The struggle to find a business location is keeping cannabis equity applicants from City funding

(Illustration by Emma DiMaggio)

New cannabis business owners who want to apply for grants through the Long Beach Cannabis Social Equity Program are faced with a dilemma—before they receive grants, they must find the funding to pay for a business location.

“We’re kind of on our own to go out and find a property and negotiate with that landlord […],” said Bryant Ezeji, founder of Good Peeple, a cannabis business seeking a license through the Cannabis Social Equity Program. “For the most part, most of the landlords are predatory.
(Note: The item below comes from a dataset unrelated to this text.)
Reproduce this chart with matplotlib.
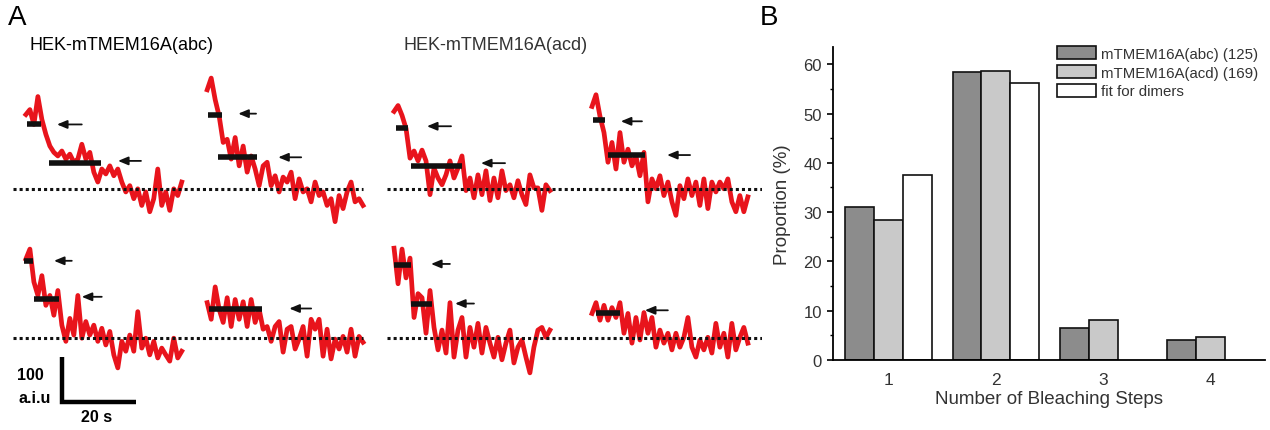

They’ll charge hundreds of thousands of dollars that we don’t have, just to get a letter of intent to commit to that building.”

Ponying up hundreds of thousands of dollars to secure a business space is an impossible burden for many applicants to the Cannabis Social Equity Program.

Applicants to the program have to have a net worth under $250,000 to qualify for funding through the program.

And if they do find a location, and are then given funding through the program, they can be stuck paying rent for years before they’re allowed to start operating their business.

“Even if you do find the building you might end up paying rent for years, while you’re going through the whole licensing process and that’s something I didn’t know,” said Samantha Carillo, co-founder of cannabis business Melons Co.

Rent alone can eat up the majority of the grant funding business owners receive through the Cannabis Social Equity Program.

During a city council meeting on Tuesday, July 6, the first business owner to be given a business license through the Cannabis Social Equity Program, Tamika Boyce, said that the majority of the initial funding she received through the program went towards rent.

This was before she received her license. Her business wasn’t bringing in any profits yet.

“Out of the first $145,000 of the direct grant funding that I received, $116,000 went to the landlord alone,” Boyce said. “That was just to hold the building while I navigated through the process without being able to get up and operate.”

“This is actually where you see a lot of applicants come to a dead end because they ended up using all their grant money on rent,” Carillo said.

Adam Spiker of the Southern California Coalition told the Signal Tribune that this problem isn’t limited to Long Beach’s Cannabis Social Equity Program and that similar issues exist within Los Angeles’ program.

“You can look at L.A. They did a first round of social equity for retail Sept. 3, 2019. The vast majority of them are still not open,” Spiker said.

Morgan Fox of the National Cannabis Industry Association said requiring businesses to pay rent for months or years before they are allowed to operate puts small cannabis business owners at an unfair disadvantage.

“That’s definitely a huge barrier to entry particularly for small businesses who don’t really have access to capital at nearly the rate that larger businesses do,” Fox told the Signal Tribune on July 28.

Why it’s expensive to find a cannabis business space

The reasons that landlords in some cases charge high rates to cannabis businesses have evolved over time, Fox said.

According to Fox, before the federal Department of Justice took a hands-off approach to state cannabis legalization, landlords feared criminal liability or asset forfeiture if a cannabis business they rented to was prosecuted by the federal government.

After the Cole Memo, in which the federal government said it would entrust states with the power to regulate local cannabis laws, landlords’ motivations for charging high prices to cannabis businesses shifted, according to Fox.

“Competition for these spaces is increasing massively,” Fox said.

The old rule of supply and demand then went into effect—there were limited spaces that could legally hold cannabis businesses, and so landlords who owned them could charge higher prices.

In Long Beach, cannabis businesses can only operate out of areas zoned for commercial use, industrial use, and in one planned development district in the downtown area, PD-30.

“There’s a limited number of options that actually meet those requirements and so they can afford to price their rent competitively because there are a lot of businesses that are vying for spaces like that,” Fox said.

Fox also said that landlords fear that a cannabis business will attract crime to their property.

“Retailers tend to have a lot of cash on hand and cultivators have a lot of valuable products on the premises, and that can make them targets for crime,” Fox said.

This puts applicants in the Cannabis Social Equity Program at a marked disadvantage when competing with large cannabis corporations.

While a large corporation may be able to shoulder the cost of rent for years without taking in any profit, that would quickly drain a small business owner’s bank account.

The Long Beach Collective Association, a group of individuals and businesses in the local cannabis industry, has asked the City to no longer require cannabis business owners to already have a space lined up to apply for the Cannabis Social Equity Program.

“Having that approved business application would give us leverage when trying to negotiate and secure a property with building owners,” Carillo said.

Spiker told the Signal Tribune that business owners shouldn’t be required to have a location before they can apply to cannabis social equity programs.

“In my opinion, I don’t believe it should be for social equity,” Spiker said. “I believe many jurisdictions get social equity wrong. I know they’re all trying to do it well and they’re very well-intended but I don’t believe it should be a prerequisite.”